Enter the maximum Number of trees in your model.

Enter the Maximum depth—or the maximum number of levels you want your model to contain.

Enter the Minimum rows—the minimum number of rows (or records) you want your model to contain.

Enter the Number of bins numeric—the number of bins you want the histogram to build and then split at the best point.

Enter the Number of bins top level—the minimum number of bins you want at the root level.

Enter the Number of bins categorical—the maximum number of bins you want the histogram to build and then split at the best point.

Check Sample rate and enter the percentage of the rows to be used as a sample in each tree. This can be a value from 0.0 to 1.0.

Check Column sample rate per tree and enter the column sampling rate for each tree. This can be a value from 0.0 to 1.0.

Check Columns at each level and enter the relative change of the column sampling rate for every level. Valid values range from 1.0 to the number of the selected input predictor. Default is 1.0.

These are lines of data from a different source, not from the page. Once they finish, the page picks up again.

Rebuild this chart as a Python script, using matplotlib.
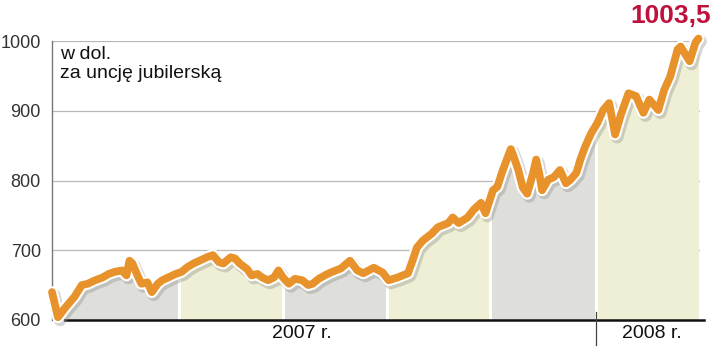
import matplotlib
matplotlib.use("Agg")
import matplotlib.pyplot as plt
import matplotlib.patheffects as pe
import numpy as np

# gold price, USD per troy ounce, days since 1 Jan 2007
days = [0, 4, 9, 15, 20, 24, 29, 34, 38, 42, 47, 50, 52, 54, 58, 60, 64, 67, 71, 74,
        78, 83, 87, 91, 95, 99, 104, 108, 112, 115, 120, 123, 126, 131, 134, 138, 141,
        145, 149, 152, 155, 159, 163, 168, 172, 175, 179, 184, 187, 194, 200, 205, 209,
        216, 222, 226, 232, 239, 242, 245, 249, 255, 259, 266, 269, 273, 279, 283, 288,
        291, 296, 299, 302, 306, 308, 310, 313, 316, 319, 323, 325, 327, 329, 333, 337,
        341, 345, 348, 352, 355, 358, 362, 366, 370, 374, 378, 382, 387, 392, 397, 401,
        407, 411, 415, 420, 422, 428, 432, 434]
price = [640, 604, 618, 633, 650, 652, 657, 661, 666, 669, 671, 664, 685, 681, 661, 652,
         654, 640, 652, 657, 661, 666, 669, 676, 681, 685, 690, 693, 683, 681, 690, 688,
         681, 673, 664, 666, 661, 657, 661, 671, 661, 652, 659, 657, 650, 652, 659, 665,
         668, 674, 685, 671, 667, 675, 668, 657, 661, 667, 685, 704, 714, 724, 733, 739,
         747, 739, 747, 758, 768, 753, 786, 791, 811, 834, 845, 834, 815, 790, 781, 811,
         830, 811, 786, 801, 805, 815, 796, 801, 811, 832, 849, 868, 882, 901, 911, 866,
         895, 925, 921, 897, 916, 901, 930, 949, 988, 992, 971, 998, 1003.5]

band_edges = [0, 85, 155, 225, 294, 365, 434]
band_colors = ["#dededa", "#efefd5"]
y_ticks = [600, 700, 800, 900, 1000]
year_labels = ["2007 r.", "2008 r."]
year_start = 365
last_label = "1003,5"

plt.rcParams["font.family"] = ["Liberation Sans", "DejaVu Sans"]

days = np.array(days, dtype=float)
price = np.array(price)

fig = plt.figure(figsize=(7.2, 3.47), dpi=100)
ax = fig.add_axes([52 / 720, 1 - 320 / 347, 648 / 720, 279 / 347])
ax.set_xlim(0, 435)
ax.set_ylim(600, 1000)

# coloured bands under the curve
for i in range(len(band_edges) - 1):
    a, b = band_edges[i], band_edges[i + 1]
    xs = np.concatenate([[a], days[(days > a) & (days < b)], [b]])
    ys = np.interp(xs, days, price)
    ax.fill_between(xs, 600, ys, color=band_colors[i % 2], lw=0, zorder=1)
for e in band_edges[1:-1]:
    ax.plot([e, e], [600, np.interp(e, days, price)], color="white", lw=2.2, zorder=2)

for t in y_ticks[1:]:
    ax.axhline(t, color="#b8b8b8", lw=0.9, zorder=0)

ax.plot(days, price, color="#e8922b", lw=5.6, solid_capstyle="round",
        solid_joinstyle="round", clip_on=False, zorder=5,
        path_effects=[pe.SimpleLineShadow(offset=(1.5, -2), shadow_color="#888888",
                                          alpha=0.35, linewidth=9),
                      pe.Stroke(linewidth=8.6, foreground="white"),
                      pe.Normal()])

for s in ["top", "right"]:
    ax.spines[s].set_visible(False)
ax.spines["left"].set_color("#777777")
ax.spines["left"].set_linewidth(1.0)
ax.spines["bottom"].set_color("#111111")
ax.spines["bottom"].set_linewidth(1.8)
ax.spines["bottom"].set_bounds(9, 438)

ax.set_yticks(y_ticks)
ax.set_yticklabels([str(t) for t in y_ticks], fontsize=13, color="#333333")
ax.tick_params(axis="y", length=0, pad=8)
ax.set_xticks([])

# year labels and divider
ax.text(168, -0.05, year_labels[0], transform=ax.get_xaxis_transform(),
        ha="center", va="center", fontsize=14, color="#111111")
ax.text(403, -0.05, year_labels[1], transform=ax.get_xaxis_transform(),
        ha="center", va="center", fontsize=14, color="#111111")
ax.plot([year_start, year_start], [0.03, -0.09], color="#444444", lw=0.9,
        transform=ax.get_xaxis_transform(), clip_on=False, zorder=6)

ax.text(5.5, 993, "w dol.\nza uncję jubilerską", fontsize=14, color="#111111",
        va="top", ha="left", linespacing=1.15, zorder=6)
fig.text(711 / 720, 1 - 16 / 347, last_label, fontsize=19, fontweight="bold",
         color="#c0103c", ha="right", va="center")

fig.savefig("out.png", dpi=100)
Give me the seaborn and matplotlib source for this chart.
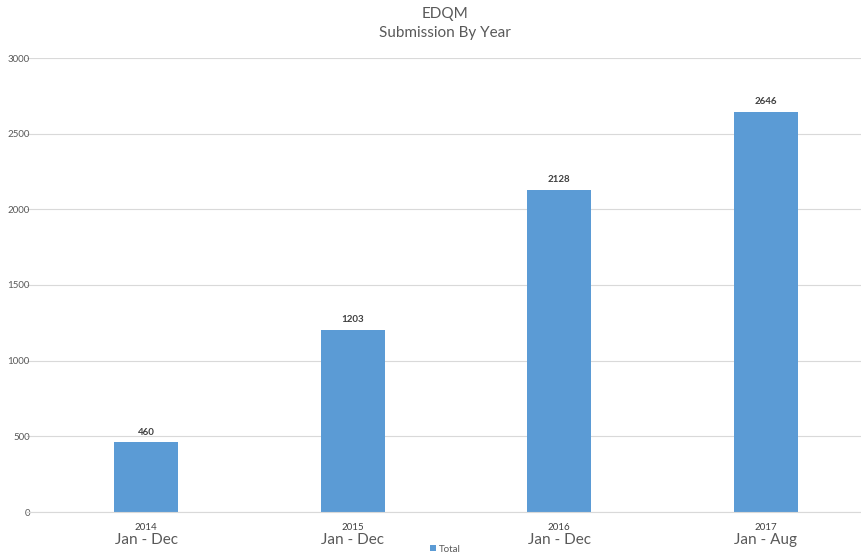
import matplotlib
matplotlib.use("Agg")
import matplotlib.pyplot as plt
import seaborn as sns
import pandas as pd

years = ["2014", "2015", "2016", "2017"]
periods = ["Jan - Dec", "Jan - Dec", "Jan - Dec", "Jan - Aug"]
totals = [460, 1203, 2128, 2646]

sns.set_style("white")
plt.rcParams["font.family"] = ["Lato", "DejaVu Sans"]

df = pd.DataFrame({"year": years, "total": totals})

fig = plt.figure(figsize=(8.61, 5.58), dpi=100)
ax = fig.add_axes([27 / 861, 46 / 558, 834 / 861, 454 / 558])

sns.barplot(data=df, x="year", y="total", color="#5B9BD5", width=0.31,
            saturation=1, linewidth=0, label="Total", ax=ax)

ax.bar_label(ax.containers[0], padding=4, fontsize=7, fontweight="bold", color="#404040")

ax.set_ylim(0, 3000)
ax.set_xlim(-0.576, 3.46)
ax.set_yticks(range(0, 3001, 500))
ax.yaxis.grid(True, color="#D9D9D9", linewidth=0.8)
ax.set_axisbelow(True)
for s in ax.spines.values():
    s.set_visible(False)
ax.spines["bottom"].set_visible(True)
ax.spines["bottom"].set_color("#D9D9D9")
ax.tick_params(axis="both", length=0, labelsize=7, colors="#595959", pad=8)
ax.tick_params(axis="y", pad=-2)
for lab in ax.get_xticklabels():
    lab.set_color("#404040")
ax.set_xlabel("")
ax.set_ylabel("")

for i, p in enumerate(periods):
    ax.text(i, -0.062, p, transform=ax.get_xaxis_transform(), ha="center",
            va="center", fontsize=11, color="#595959")

fig.text(0.517, 0.975, "EDQM", ha="center", va="center", fontsize=11, color="#595959")
fig.text(0.517, 0.940, "Submission By Year", ha="center", va="center", fontsize=11, color="#595959")

ax.legend(loc="center", bbox_to_anchor=(0.517, 0.016), bbox_transform=fig.transFigure,
          frameon=False, fontsize=7, handlelength=0.6, handleheight=0.6,
          handletextpad=0.3, borderpad=0, labelcolor="#595959")

fig.savefig("out.png", dpi=100)
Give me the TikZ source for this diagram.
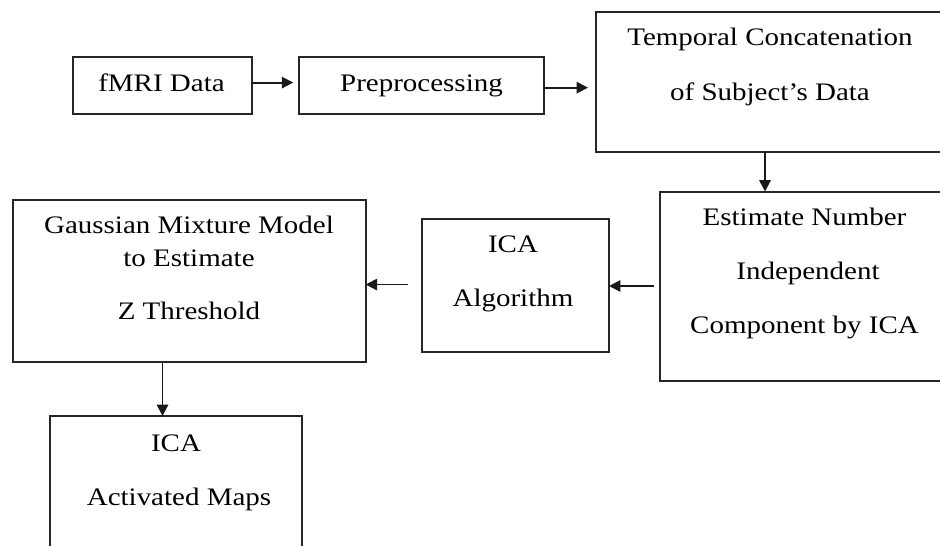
\documentclass[tikz,border=0pt]{standalone}
\usepackage{fontspec}
\setmainfont[FakeStretch=1.15]{Liberation Serif}
\usetikzlibrary{arrows.meta}
\begin{document}
\begin{tikzpicture}[x=0.75pt,y=-0.75pt,
  box/.style={draw=black!85,line width=1.5pt,inner sep=0pt,outer sep=0pt},
  lbl/.style={anchor=base,inner sep=0pt,font=\fontsize{18.9pt}{22pt}\selectfont,text=black},
  arr/.style={draw=black!90,line width=1.4pt,-{Triangle[length=8.5pt,width=8.5pt]}}]
\useasboundingbox (0,0) rectangle (940,546);
\clip (0,0) rectangle (940,546);
\fill[white] (0,0) rectangle (940,546);
% boxes
\node[box,minimum width=179*0.75pt,minimum height=56.7*0.75pt] (fmri) at (162.2,85.65) {};
\node[box,minimum width=244.6*0.75pt,minimum height=56.7*0.75pt] (prep) at (421.5,85.65) {};
\node[box,minimum width=349*0.75pt,minimum height=139.7*0.75pt] (temp) at (770.5,82.15) {};
\node[box,minimum width=290*0.75pt,minimum height=189*0.75pt] (est) at (804.5,286) {};
\node[box,minimum width=187.5*0.75pt,minimum height=133*0.75pt] (ica) at (515.25,285.2) {};
\node[box,minimum width=353*0.75pt,minimum height=161.7*0.75pt] (gmm) at (189.2,280.85) {};
\node[box,minimum width=251.2*0.75pt,minimum height=144*0.75pt] (map) at (176,488) {};
% texts
\node[lbl] (t1) at (161.5,91.7) {fMRI Data};
\node[lbl] (t2) at (421.5,91.7) {Preprocessing};
\node[lbl] (t3a) at (770,45.7) {Temporal Concatenation};
\node[lbl] (t3b) at (770,100.5) {of Subject’s Data};
\node[lbl] (t4a) at (804.5,225) {Estimate Number};
\node[lbl] (t4b) at (808,279.5) {Independent};
\node[lbl] (t4c) at (804.5,333.5) {Component by ICA};
\node[lbl] (t5a) at (513,252) {ICA};
\node[lbl] (t5b) at (513,306) {Algorithm};
\node[lbl] (t6a) at (189,233.3) {Gaussian Mixture Model};
\node[lbl] (t6b) at (189,266) {to Estimate};
\node[lbl] (t6c) at (189,319.3) {Z Threshold};
\node[lbl] (t7a) at (176,451) {ICA};
\node[lbl] (t7b) at (179,505) {Activated Maps};
% connectors
\draw[arr,shorten >=4.5pt] ([yshift=2.3pt]fmri.east) -- ([yshift=2.3pt]prep.west);
\draw[arr,shorten >=6pt] ([yshift=-1.5pt]prep.east) -- ([yshift=-1.5pt]prep.east -| temp.west);
\draw[arr] ([xshift=-4.1pt]temp.south) -- ([xshift=-4.1pt]temp.south |- est.north);
\draw[arr,shorten <=4.5pt] (est.west) -- (est.west -| ica.east);
\draw[arr,shorten <=10pt] ([yshift=0.5pt]ica.west) -- ([yshift=0.5pt]ica.west -| gmm.east);
\draw[arr] ([xshift=-20pt]gmm.south) -- ([xshift=-20pt]gmm.south |- map.north);
\end{tikzpicture}
\end{document}
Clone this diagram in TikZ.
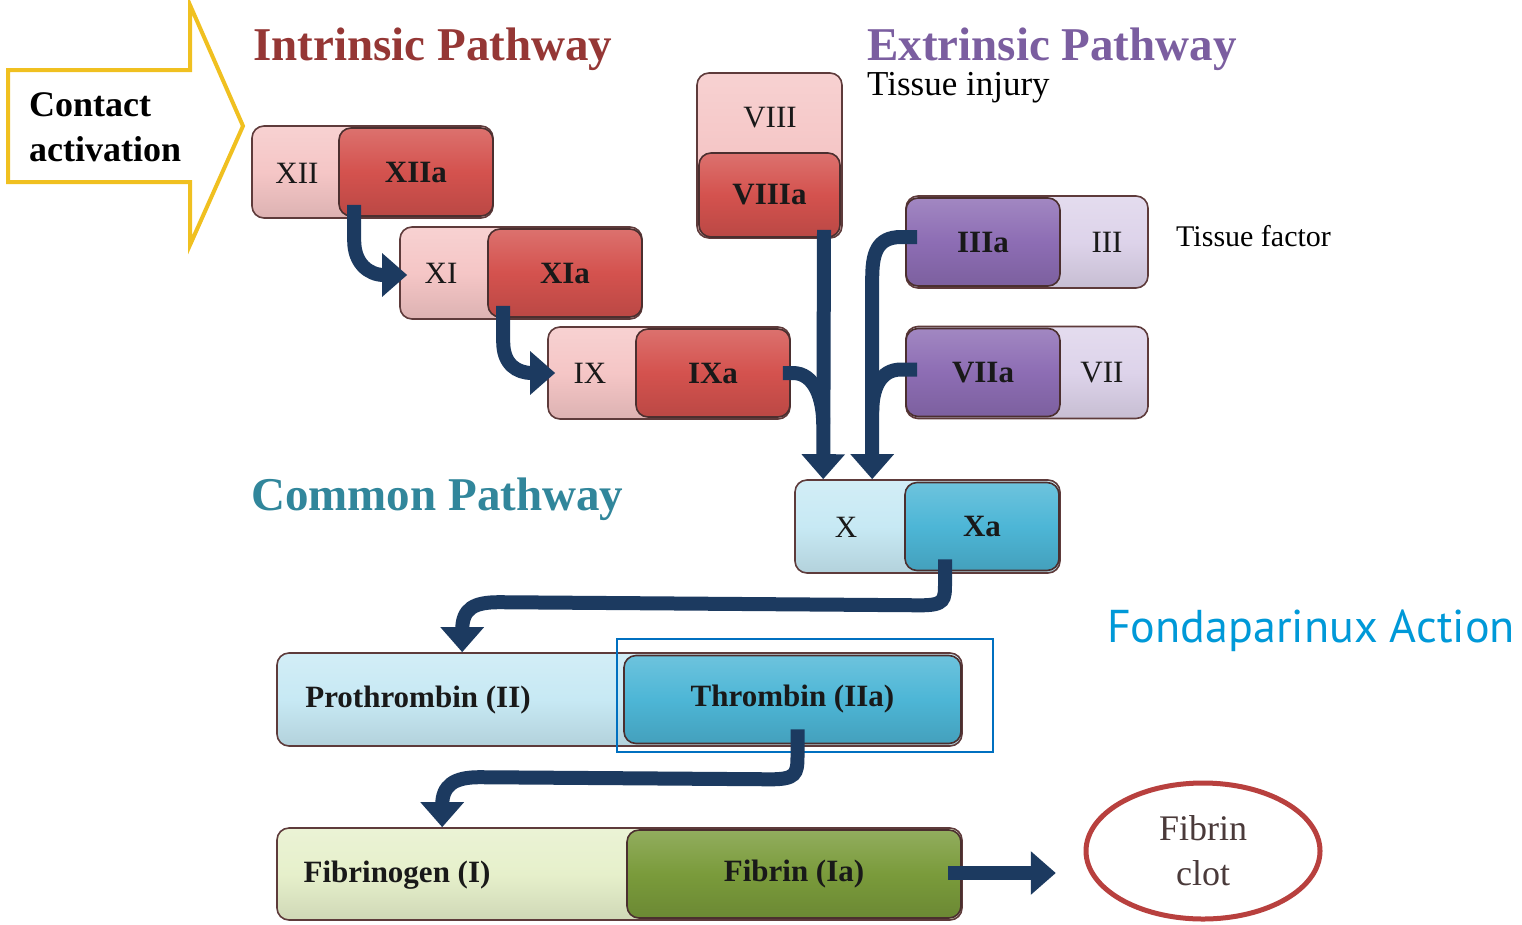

Check Score input data to add a column for the model prediction (score) to the input data.

Specify a value between 1 and 100 as the Percentage for training data when the input data is randomly split into training and test data samples.

Enter the value of 100 minus the amount you entered in Step 5 as the Percentage for test data.

Seed for sampling to ensure that when the data is split into test and train data it will occur the same way each time you run the dataflow. Uncheck this field to get a random split each time you run the flow.

Click OK to save the model and configuration or continue to the next tab.